THE EXERCISE -
Can you transcribe the data exactly? Leave the pictures out.

─── DATA SEGMENT ───

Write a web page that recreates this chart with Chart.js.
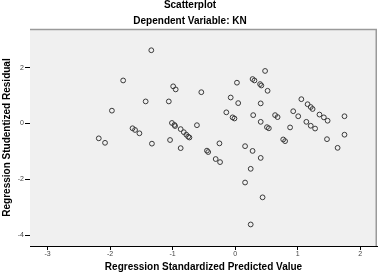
<!DOCTYPE html>
<html lang="en">
<head>
    <meta charset="UTF-8">
    <title>Scatterplot</title>
    <style>
      html, body { margin: 0; padding: 0; background: #fff; }
      #grafico { width: 382px; height: 275px; }
    </style>
</head>
<body>
  <div id="grafico">
    <canvas id="myChart" width="382" height="275"></canvas>
  </div>
</body>
</html>
<script src="https://cdn.jsdelivr.net/npm/chart.js"></script>
<script>

  // valores (predito padronizado / residuo studentizado)
  var predito = [
    -1.34, -1.79, -1.43, -1.97, -1.64, -1.60, -1.53, -2.18, -2.08, -1.33,
    -1.04, -0.87, -0.99, -0.95, -0.54, 0.03, 0.28, 0.31, -1.06, -0.07,
    0.05, -0.14, -0.04, -0.01, 0.29, -1.01, -0.97, -0.96, -0.87, -0.82,
    -0.78, -0.75, -0.73, -0.61, -0.45, -0.43, -0.25, -0.31, -0.24, 0.16,
    0.28, 0.48, 0.40, 0.42, 0.52, 0.41, 0.41, 0.51, 0.54, 0.64,
    0.68, 1.06, 1.16, 1.21, 1.24, 0.93, 1.01, 1.35, 1.42, 1.48,
    1.75, 1.14, 1.21, 1.28, 0.88, 0.77, 0.80, 1.47, 1.75, 1.64,
    0.41, 0.25, 0.16, 0.44, 0.25
  ];
  var residuo = [
    2.62, 1.54, 0.79, 0.46, -0.17, -0.23, -0.35, -0.53, -0.69, -0.72,
    -0.59, -0.88, 1.33, 1.22, 1.12, 1.46, 1.59, 1.54, 0.79, 0.93,
    0.73, 0.40, 0.22, 0.18, 0.30, 0.02, -0.05, -0.09, -0.20, -0.31,
    -0.40, -0.47, -0.50, -0.06, -0.97, -1.02, -0.71, -1.27, -1.38, -0.81,
    -0.98, 1.88, 1.41, 1.36, 1.17, 0.72, 0.06, -0.13, -0.17, 0.30,
    0.23, 0.87, 0.69, 0.59, 0.52, 0.44, 0.26, 0.32, 0.22, 0.10,
    0.26, 0.06, -0.08, -0.18, -0.14, -0.57, -0.63, -0.56, -0.40, -0.87,
    -1.23, -1.62, -2.11, -2.64, -3.61
  ];

  var ticksX = [-3, -2, -1, 0, 1, 2];
  var ticksY = [-4, -2, 0, 2];

  var pontos = [];
  for (var i = 0; i < predito.length; i++) {
    pontos.push({ x: predito[i], y: residuo[i] });
  }

  // fundo cinza da area do grafico + borda de cima e da direita
  var fundoPlot = {
    id: "fundoPlot",
    beforeDatasetsDraw: function (chart) {
      var ctx = chart.ctx;
      var a = chart.chartArea;
      ctx.save();
      ctx.fillStyle = "#f0f0f0";
      ctx.fillRect(a.left, a.top, a.right - a.left, a.bottom - a.top);
      ctx.strokeStyle = "#9a9a9a";
      ctx.lineWidth = 1.5;
      ctx.beginPath();
      ctx.moveTo(a.left, a.top + 0.5);
      ctx.lineTo(a.right - 0.75, a.top + 0.5);
      ctx.lineTo(a.right - 0.75, a.bottom);
      ctx.stroke();
      ctx.restore();
    },
  };

  var fonteTick = { family: "'Liberation Sans', Arial, sans-serif", size: 7 };
  var fonteTitulo = { family: "'Liberation Sans', Arial, sans-serif", size: 10, weight: "bold" };

  const config = {
    type: "scatter",
    data: {
      datasets: [
        {
          label: "residuos",
          data: pontos,
          pointStyle: "circle",
          pointRadius: 2.4,
          pointBorderWidth: 1,
          borderColor: "#3a3a3a",
          backgroundColor: "rgba(0,0,0,0)",
        },
      ],
    },
    options: {
      responsive: false,
      animation: false,
      layout: {
        padding: { left: 0, right: 2, top: 0, bottom: 0 },
      },
      plugins: {
        legend: { display: false },
        tooltip: { enabled: false },
        title: {
          display: true,
          text: "Scatterplot",
          color: "#000",
          font: { family: fonteTitulo.family, size: 10, weight: "bold", lineHeight: 1 },
          padding: { top: 0, bottom: 5 },
        },
        subtitle: {
          display: true,
          text: "Dependent Variable: KN",
          color: "#000",
          font: fonteTitulo,
          padding: { top: 0, bottom: 2 },
        },
      },
      scales: {
        x: {
          type: "linear",
          min: -3.28,
          max: 2.27,
          afterBuildTicks: function (scale) {
            scale.ticks = ticksX.map(function (v) { return { value: v }; });
          },
          afterFit: function (scale) {
            scale.height = 29;
          },
          grid: { drawOnChartArea: false, drawTicks: true, tickLength: 4, color: "#000" },
          border: { display: true, color: "#000", width: 1 },
          ticks: { color: "#444", font: fonteTick, padding: 0, maxRotation: 0 },
          title: {
            display: true,
            text: "Regression Standardized Predicted Value",
            color: "#000",
            font: fonteTitulo,
            padding: { top: 0, bottom: 2 },
          },
        },
        y: {
          type: "linear",
          min: -4.38,
          max: 3.38,
          afterBuildTicks: function (scale) {
            scale.ticks = ticksY.map(function (v) { return { value: v }; });
          },
          afterFit: function (scale) {
            scale.width = 30;
          },
          grid: { drawOnChartArea: false, drawTicks: true, tickLength: 5, color: "#000" },
          border: { display: true, color: "#000", width: 1 },
          ticks: { color: "#444", font: fonteTick, padding: 1 },
          title: {
            display: true,
            text: "Regression Studentized Residual",
            color: "#000",
            font: fonteTitulo,
            padding: { top: 1, bottom: 0 },
          },
        },
      },
    },
    plugins: [fundoPlot],
  };

  const myChart = new Chart(document.getElementById("myChart"), config);

</script>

───

WRITTEN SOLUTION -
Write a web page that recreates this chart with Chart.js.
<!DOCTYPE html>
<html lang="en">
<head>
    <meta charset="UTF-8">
    <title>Scatterplot</title>
    <style>
      html, body { margin: 0; padding: 0; background: #fff; }
      #grafico { width: 382px; height: 275px; }
    </style>
</head>
<body>
  <div id="grafico">
    <canvas id="myChart" width="382" height="275"></canvas>
  </div>
</body>
</html>
<script src="https://cdn.jsdelivr.net/npm/chart.js"></script>
<script>

  // valores (predito padronizado / residuo studentizado)
  var predito = [
    -1.34, -1.79, -1.43, -1.97, -1.64, -1.60, -1.53, -2.18, -2.08, -1.33,
    -1.04, -0.87, -0.99, -0.95, -0.54, 0.03, 0.28, 0.31, -1.06, -0.07,
    0.05, -0.14, -0.04, -0.01, 0.29, -1.01, -0.97, -0.96, -0.87, -0.82,
    -0.78, -0.75, -0.73, -0.61, -0.45, -0.43, -0.25, -0.31, -0.24, 0.16,
    0.28, 0.48, 0.40, 0.42, 0.52, 0.41, 0.41, 0.51, 0.54, 0.64,
    0.68, 1.06, 1.16, 1.21, 1.24, 0.93, 1.01, 1.35, 1.42, 1.48,
    1.75, 1.14, 1.21, 1.28, 0.88, 0.77, 0.80, 1.47, 1.75, 1.64,
    0.41, 0.25, 0.16, 0.44, 0.25
  ];
  var residuo = [
    2.62, 1.54, 0.79, 0.46, -0.17, -0.23, -0.35, -0.53, -0.69, -0.72,
    -0.59, -0.88, 1.33, 1.22, 1.12, 1.46, 1.59, 1.54, 0.79, 0.93,
    0.73, 0.40, 0.22, 0.18, 0.30, 0.02, -0.05, -0.09, -0.20, -0.31,
    -0.40, -0.47, -0.50, -0.06, -0.97, -1.02, -0.71, -1.27, -1.38, -0.81,
    -0.98, 1.88, 1.41, 1.36, 1.17, 0.72, 0.06, -0.13, -0.17, 0.30,
    0.23, 0.87, 0.69, 0.59, 0.52, 0.44, 0.26, 0.32, 0.22, 0.10,
    0.26, 0.06, -0.08, -0.18, -0.14, -0.57, -0.63, -0.56, -0.40, -0.87,
    -1.23, -1.62, -2.11, -2.64, -3.61
  ];

  var ticksX = [-3, -2, -1, 0, 1, 2];
  var ticksY = [-4, -2, 0, 2];

  var pontos = [];
  for (var i = 0; i < predito.length; i++) {
    pontos.push({ x: predito[i], y: residuo[i] });
  }

  // fundo cinza da area do grafico + borda de cima e da direita
  var fundoPlot = {
    id: "fundoPlot",
    beforeDatasetsDraw: function (chart) {
      var ctx = chart.ctx;
      var a = chart.chartArea;
      ctx.save();
      ctx.fillStyle = "#f0f0f0";
      ctx.fillRect(a.left, a.top, a.right - a.left, a.bottom - a.top);
      ctx.strokeStyle = "#9a9a9a";
      ctx.lineWidth = 1.5;
      ctx.beginPath();
      ctx.moveTo(a.left, a.top + 0.5);
      ctx.lineTo(a.right - 0.75, a.top + 0.5);
      ctx.lineTo(a.right - 0.75, a.bottom);
      ctx.stroke();
      ctx.restore();
    },
  };

  var fonteTick = { family: "'Liberation Sans', Arial, sans-serif", size: 7 };
  var fonteTitulo = { family: "'Liberation Sans', Arial, sans-serif", size: 10, weight: "bold" };

  const config = {
    type: "scatter",
    data: {
      datasets: [
        {
          label: "residuos",
          data: pontos,
          pointStyle: "circle",
          pointRadius: 2.4,
          pointBorderWidth: 1,
          borderColor: "#3a3a3a",
          backgroundColor: "rgba(0,0,0,0)",
        },
      ],
    },
    options: {
      responsive: false,
      animation: false,
      layout: {
        padding: { left: 0, right: 2, top: 0, bottom: 0 },
      },
      plugins: {
        legend: { display: false },
        tooltip: { enabled: false },
        title: {
          display: true,
          text: "Scatterplot",
          color: "#000",
          font: { family: fonteTitulo.family, size: 10, weight: "bold", lineHeight: 1 },
          padding: { top: 0, bottom: 5 },
        },
        subtitle: {
          display: true,
          text: "Dependent Variable: KN",
          color: "#000",
          font: fonteTitulo,
          padding: { top: 0, bottom: 2 },
        },
      },
      scales: {
        x: {
          type: "linear",
          min: -3.28,
          max: 2.27,
          afterBuildTicks: function (scale) {
            scale.ticks = ticksX.map(function (v) { return { value: v }; });
          },
          afterFit: function (scale) {
            scale.height = 29;
          },
          grid: { drawOnChartArea: false, drawTicks: true, tickLength: 4, color: "#000" },
          border: { display: true, color: "#000", width: 1 },
          ticks: { color: "#444", font: fonteTick, padding: 0, maxRotation: 0 },
          title: {
            display: true,
            text: "Regression Standardized Predicted Value",
            color: "#000",
            font: fonteTitulo,
            padding: { top: 0, bottom: 2 },
          },
        },
        y: {
          type: "linear",
          min: -4.38,
          max: 3.38,
          afterBuildTicks: function (scale) {
            scale.ticks = ticksY.map(function (v) { return { value: v }; });
          },
          afterFit: function (scale) {
            scale.width = 30;
          },
          grid: { drawOnChartArea: false, drawTicks: true, tickLength: 5, color: "#000" },
          border: { display: true, color: "#000", width: 1 },
          ticks: { color: "#444", font: fonteTick, padding: 1 },
          title: {
            display: true,
            text: "Regression Studentized Residual",
            color: "#000",
            font: fonteTitulo,
            padding: { top: 1, bottom: 0 },
          },
        },
      },
    },
    plugins: [fundoPlot],
  };

  const myChart = new Chart(document.getElementById("myChart"), config);

</script>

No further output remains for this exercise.